Royal HaskoningDHV and Room for the River

Royal HaskoningDHV, international engineering and project management consultancy with over 130 years of experience, is taking part in the Room for the River program. 

Room for the River breaks with the traditional Dutch reliance on dike reinforcement in flood risk management. Instead, it seeks solutions by increasing river conveyance by opening up more room for the water to flow through.

The objective is to increase discharge capacity by approximately 10% without raising the dike levels. The toolbox of flood safety measures involved often requires changes in land use and close interaction with regional spatial planning, with the explicit aim of enhancing spatial quality.

The program consists of a coherent set of measures to be implemented at approximately 30 river locations in the country. Its total budget is €2.3 billion and it is planned to be completed by the end of 2015.

Royal HaskoningDHV involvement encompasses scoping studies, environmental impact assessment, design and engineering, procurement and supervision of works. The company uses the integrated project management approach to assure the smooth progress of the complex processes involved in planning and execution of the works.

The most prominent projects of the program are:

Room for the Waal: a new lateral channel along the main Rhine branch will be excavated close to the center of the oldest city of the Netherlands, Nijmegen, creating a city island for the waterfront development. The project won the top honor award of the Waterfront Conference in New York City in 2010. (Infographic Dike relocation Lent/Nijmegen ©Room for the River).

Bypass Kampen: a large flood relief channel will be constructed around the historical city of Kampen, removing the bottleneck created by the city development constricting the river Ijssel. The project combined various developments (bypass, urban development, infrastructure and agriculture) in the area into a single, integrated spatial development plan, acceptable to all stakeholders.

Depoldering Noordwaard: a large polder (4,450 hectares) will be reconnected to the river. During high river stages, 25% of the flow from the Waal (the main Rhine branch) will be conveyed through the polder. The polder will be partly covered by intertidal vegetation and become an extension of the adjacent De Biesbosch national park.

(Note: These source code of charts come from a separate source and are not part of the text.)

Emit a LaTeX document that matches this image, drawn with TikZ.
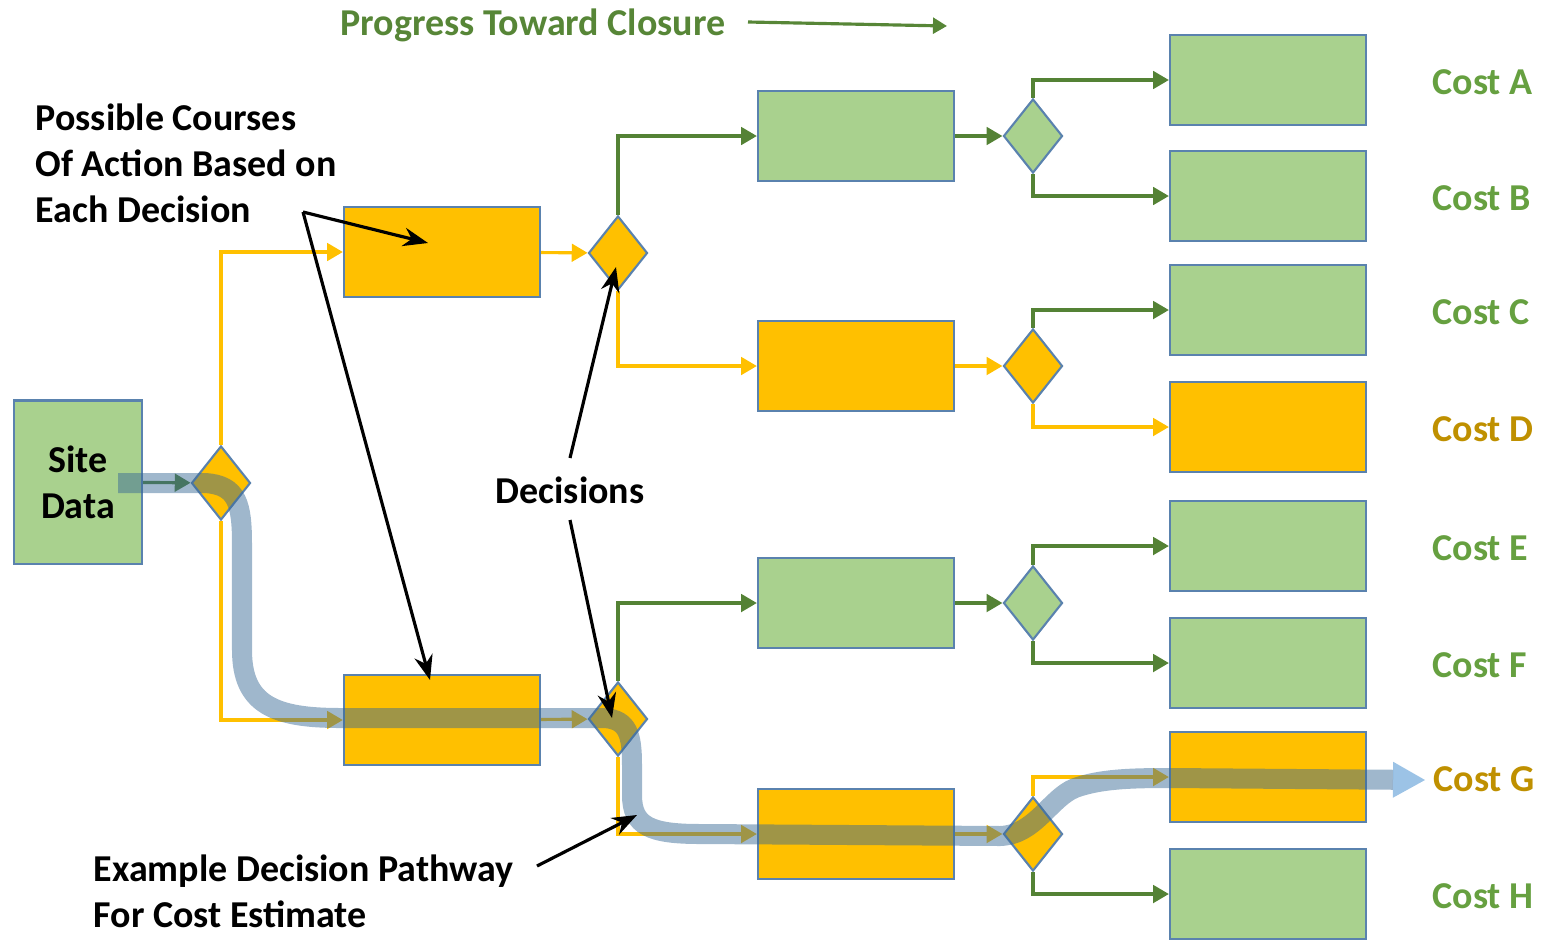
\documentclass[tikz,border=0pt]{standalone}
\usepackage{fontspec}
\setmainfont{Carlito}
\usetikzlibrary{arrows.meta, shapes.geometric, positioning}
\definecolor{boxgreen}{HTML}{A9D18E}
\definecolor{boxgold}{HTML}{FFC000}
\definecolor{rimblue}{HTML}{5A82AE}
\definecolor{flowgreen}{HTML}{548235}
\definecolor{labelgreen}{HTML}{66A040}
\definecolor{labelgold}{HTML}{BF9000}
\definecolor{pathblue}{RGB}{55,104,149}
\definecolor{tipblue}{RGB}{49,129,202}
\tikzset{
    >=Stealth, % black pointer heads
    gbox/.style={rectangle, draw=rimblue, line width=0.6pt, fill=boxgreen, minimum width=1.96cm, minimum height=0.9cm, inner sep=0pt}, % green course box
    obox/.style={gbox, fill=boxgold}, % gold course box
    gdec/.style={diamond, draw=rimblue, line width=0.6pt, fill=boxgreen, minimum width=0.59cm, minimum height=0.74cm, inner sep=0pt}, % decision point
    odec/.style={gdec, fill=boxgold},
    gflow/.style={draw=flowgreen, line width=0.9pt, -{Triangle[length=4.5pt,width=5pt]}}, % green branch
    oflow/.style={gflow, draw=boxgold}, % gold branch
    pointer/.style={->, line width=0.9pt}, % annotation arrows
    cost/.style={anchor=west, inner sep=0pt, text=labelgreen},
    pathway/.style={draw=pathblue, opacity=0.48, line width=0.2cm, -{Triangle[length=0.32cm,width=0.36cm,line width=0pt,color=tipblue]}}
}

\begin{document}
\begin{tikzpicture}[x=0.01cm, y=-0.01cm, every node/.style={font=\bfseries\fontsize{10.8}{13.1}\selectfont}]
    \useasboundingbox (0,0) rectangle (1545,939);

    % boxes and decisions
    \node[gbox, minimum width=1.28cm, minimum height=1.63cm, align=center] (site) at (78,482) {Site\\Data};
    \node[odec] (dec0) at (221,483) {};
    \node[obox] (act1) at (442,252) {};
    \node[obox] (act2) at (442,720) {};
    \node[odec] (dec1) at (618,253) {};
    \node[odec] (dec2) at (618,719) {};
    \node[gbox] (act11) at (856,136) {};
    \node[obox] (act12) at (856,366) {};
    \node[gbox] (act21) at (856,603) {};
    \node[obox] (act22) at (856,834) {};
    \node[gdec] (dec11) at (1033,136) {};
    \node[odec] (dec12) at (1033,366) {};
    \node[gdec] (dec21) at (1033,603) {};
    \node[odec] (dec22) at (1033,834) {};
    \node[gbox] (endA) at (1268,80) {};
    \node[gbox] (endB) at (1268,196) {};
    \node[gbox] (endC) at (1268,310) {};
    \node[obox] (endD) at (1268,427) {};
    \node[gbox] (endE) at (1268,546) {};
    \node[gbox] (endF) at (1268,663) {};
    \node[obox] (endG) at (1268,777) {};
    \node[gbox] (endH) at (1268,894) {};

    \node[cost] (costA) at (1432,82) {Cost A};
    \node[cost] (costB) at (1432,198) {Cost B};
    \node[cost] (costC) at (1432,312) {Cost C};
    \node[cost, text=labelgold] (costD) at (1432,429) {Cost D};
    \node[cost] (costE) at (1432,548) {Cost E};
    \node[cost] (costF) at (1432,665) {Cost F};
    \node[cost, text=labelgold] (costG) at (1433,779) {Cost G};
    \node[cost] (costH) at (1432,896) {Cost H};

    % branches
    \draw[gflow] (site) -- (dec0);
    \draw[oflow] (dec0.north) |- (act1.west);
    \draw[oflow] (dec0.south) |- (act2.west);
    \draw[oflow] (act1) -- (dec1);
    \draw[oflow] (act2) -- (dec2);
    \draw[gflow] (dec1.north) |- (act11.west);
    \draw[oflow] (dec1.south) |- (act12.west);
    \draw[gflow] (dec2.north) |- (act21.west);
    \draw[oflow] (dec2.south) |- (act22.west);
    \draw[gflow] (act11) -- (dec11);
    \draw[oflow] (act12) -- (dec12);
    \draw[gflow] (act21) -- (dec21);
    \draw[oflow] (act22) -- (dec22);
    \draw[gflow] (dec11.north) |- (endA.west);
    \draw[gflow] (dec11.south) |- (endB.west);
    \draw[gflow] (dec12.north) |- (endC.west);
    \draw[oflow] (dec12.south) |- (endD.west);
    \draw[gflow] (dec21.north) |- (endE.west);
    \draw[gflow] (dec21.south) |- (endF.west);
    \draw[oflow] (dec22.north) |- (endG.west);
    \draw[gflow] (dec22.south) |- (endH.west);

    % example pathway
    \coordinate (pstart) at (118,483);
    \coordinate (pend) at (1425,780);
    \draw[pathway] (pstart) -- (205,483) .. controls (238,485) and (242,505) .. (242,545)
        -- (242,650) .. controls (242,705) and (275,718) .. (340,718)
        -- (605,718) .. controls (628,720) and (632,735) .. (632,765)
        -- (632,795) .. controls (632,826) and (650,834) .. (700,834)
        -- (1000,836) .. controls (1035,835) and (1050,798) .. (1075,788)
        .. controls (1100,779) and (1130,778) .. (1170,778) -- (pend);

    % notes
    \node[anchor=west, inner sep=0pt, align=left] (courses) at (35,163) {Possible Courses\\Of Action Based on\\Each Decision};
    \coordinate (cfrom) at (303,212);
    \draw[pointer] (cfrom) -- (428,243);
    \draw[pointer] (cfrom) -- (430,680);

    \node[inner sep=0pt] (decisions) at (570,490) {Decisions};
    \draw[pointer] (570,458) -- (616,267);
    \draw[pointer] (570,520) -- (612,718);

    \node[anchor=west, inner sep=0pt, align=left] (example) at (93,891) {Example Decision Pathway\\For Cost Estimate};
    \draw[pointer] (537,866) -- (637,815);

    \node[inner sep=0pt, text=flowgreen!85!labelgreen] (progress) at (533,25) {Progress Toward Closure};
    \draw[draw=flowgreen!85!labelgreen, line width=0.9pt, -{Triangle[length=4pt,width=4.5pt]}] (748,22) -- (947,26);
\end{tikzpicture}
\end{document}
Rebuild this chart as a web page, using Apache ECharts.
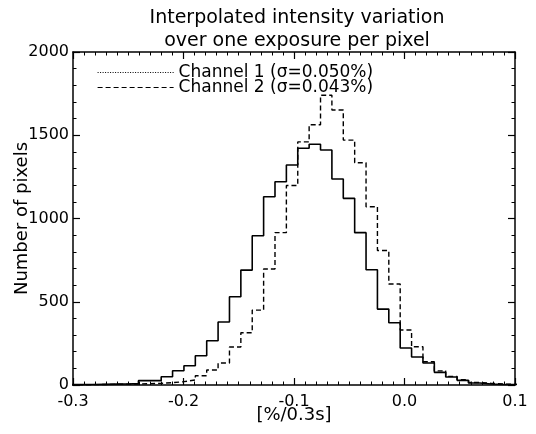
<!DOCTYPE html>
<html>
<head>
<meta charset="utf-8">
<script src="https://cdn.jsdelivr.net/npm/echarts@6/dist/echarts.min.js"></script>
<style>
html,body{margin:0;padding:0;background:#fff;}
#chart{width:536px;height:434px;}
</style>
</head>
<body>
<div id="chart"></div>
<script>
// Histogram bin left edges (last value = right edge of final bin), in %/0.3s
var binEdges = [-0.3026,-0.2923,-0.2820,-0.2717,-0.2614,-0.2511,-0.2408,-0.2305,-0.2202,-0.2099,
  -0.1996,-0.1893,-0.1790,-0.1687,-0.1584,-0.1481,-0.1378,-0.1275,-0.1172,-0.1069,
  -0.0966,-0.0863,-0.0760,-0.0657,-0.0554,-0.0451,-0.0348,-0.0245,-0.0142,-0.0039,
  0.0064,0.0167,0.0270,0.0373,0.0476,0.0579,0.0682,0.0785,0.0888,0.0991,0.1094];
// Counts per bin
var channel1 = [2,3,4,5,6,8,26,26,50,86,116,176,266,378,530,690,896,1131,1221,1321,
  1422,1446,1411,1237,1121,915,692,456,374,222,168,132,76,48,28,12,6,4,3,2];
var channel2 = [1,2,3,4,5,6,8,10,14,20,30,56,90,132,228,314,450,697,915,1198,
  1460,1563,1740,1652,1471,1335,1071,808,607,330,230,140,85,52,32,15,10,6,4,3];
var seriesNames = ['Channel 1 (\u03c3=0.050%)', 'Channel 2 (\u03c3=0.043%)'];
var xTicks = [-0.3, -0.2, -0.1, 0.0, 0.1];
var yTicks = [0, 500, 1000, 1500, 2000];

function stepData(counts) {
  var d = [];
  for (var i = 0; i < counts.length; i++) d.push([binEdges[i], counts[i]]);
  d.push([binEdges[counts.length], counts[counts.length - 1]]);
  return d;
}

var FONT = 'DejaVu Sans';
var chart = echarts.init(document.getElementById('chart'), null, {renderer: 'canvas'});

function xAxisCfg(pos, showLabels) {
  return {
    type: 'value', position: pos, min: xTicks[0], max: xTicks[xTicks.length - 1], interval: 0.1,
    axisLine: {show: true, onZero: false, lineStyle: {color: '#000', width: 1.5}},
    axisTick: {show: true, inside: true, length: 7, lineStyle: {color: '#000', width: 1.2}},
    minorTick: {show: true, splitNumber: 10, length: 3.5, lineStyle: {color: '#000', width: 1}},
    splitLine: {show: false}, minorSplitLine: {show: false},
    axisLabel: {show: showLabels, margin: 9, color: '#000', fontFamily: FONT, fontSize: 16,
      formatter: function (v) { return v.toFixed(1); }},
    name: showLabels ? '[%/0.3s]' : '', nameLocation: 'middle', nameGap: 21, nameMoveOverlap: false,
    nameTextStyle: {color: '#000', fontFamily: FONT, fontSize: 18}
  };
}
function yAxisCfg(pos, showLabels) {
  return {
    type: 'value', position: pos, min: yTicks[0], max: yTicks[yTicks.length - 1], interval: 500,
    axisLine: {show: true, onZero: false, lineStyle: {color: '#000', width: 1.5}},
    axisTick: {show: true, inside: true, length: 7, lineStyle: {color: '#000', width: 1.2}},
    minorTick: {show: true, splitNumber: 5, length: 3.5, lineStyle: {color: '#000', width: 1}},
    splitLine: {show: false}, minorSplitLine: {show: false},
    axisLabel: {show: showLabels, margin: 4, color: '#000', fontFamily: FONT, fontSize: 16,
      formatter: function (v) { return String(v); }},
    name: showLabels ? 'Number of pixels' : '', nameLocation: 'middle', nameGap: 42, nameMoveOverlap: false,
    nameTextStyle: {color: '#000', fontFamily: FONT, fontSize: 18}
  };
}

chart.setOption({
  animation: false,
  backgroundColor: '#fff',
  title: {
    text: 'Interpolated intensity variation\nover one exposure per pixel',
    left: 297, top: 7, textAlign: 'center', padding: 0,
    textStyle: {color: '#000', fontFamily: FONT, fontSize: 19, fontWeight: 'normal', lineHeight: 23}
  },
  grid: {left: 73, right: 21, top: 52, bottom: 49, containLabel: false, outerBoundsMode: 'none'},
  legend: {
    left: 97, top: 64, orient: 'vertical', itemWidth: 76, itemHeight: 14, itemGap: -2, padding: 0,
    textStyle: {color: '#000', fontFamily: FONT, fontSize: 17, lineHeight: 15},
    data: [
      {name: seriesNames[0], lineStyle: {type: [1, 1.5], width: 1, color: '#000'},
       itemStyle: {color: 'rgba(0,0,0,0)', borderColor: 'rgba(0,0,0,0)', borderWidth: 0}},
      {name: seriesNames[1], lineStyle: {type: [5, 3], width: 1.2, color: '#000'},
       itemStyle: {color: 'rgba(0,0,0,0)', borderColor: 'rgba(0,0,0,0)', borderWidth: 0}}
    ]
  },
  xAxis: [xAxisCfg('bottom', true), xAxisCfg('top', false)],
  yAxis: [yAxisCfg('left', true), yAxisCfg('right', false)],
  series: [
    {name: seriesNames[0], type: 'line', step: 'end', symbol: 'none', clip: true,
     xAxisIndex: 0, yAxisIndex: 0,
     lineStyle: {color: '#000', width: 1.6, type: 'solid'}, itemStyle: {color: '#000'},
     data: stepData(channel1)},
    {name: seriesNames[1], type: 'line', step: 'end', symbol: 'none', clip: true,
     xAxisIndex: 0, yAxisIndex: 0,
     lineStyle: {color: '#000', width: 1.4, type: [5, 3]}, itemStyle: {color: '#000'},
     data: stepData(channel2)}
  ]
});
</script>
</body>
</html>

Water retention in Lake Volkerak-Zoom (8,300 hectares) in the south-west delta of the Rhine and Meuse: A total storage of 200 million m3 water will be used to safeguard the delta in the event that exceptionally high river discharge coincides with a severe North Sea storm. The project was particularly complex due to the many responsible governmental entities involved, the extensive project area situated at the crossline of the river and sea influence, and the large number of structures requiring adaptation.

Lowering of groynes in the Waal (main Rhine branch). The height of approximately 500 groynes will be reduced by 1 to 2 meters to increase conveyance of the river. A large challenge for this project was the impact of the works on the river bed, as the Waal is the busiest European transport route.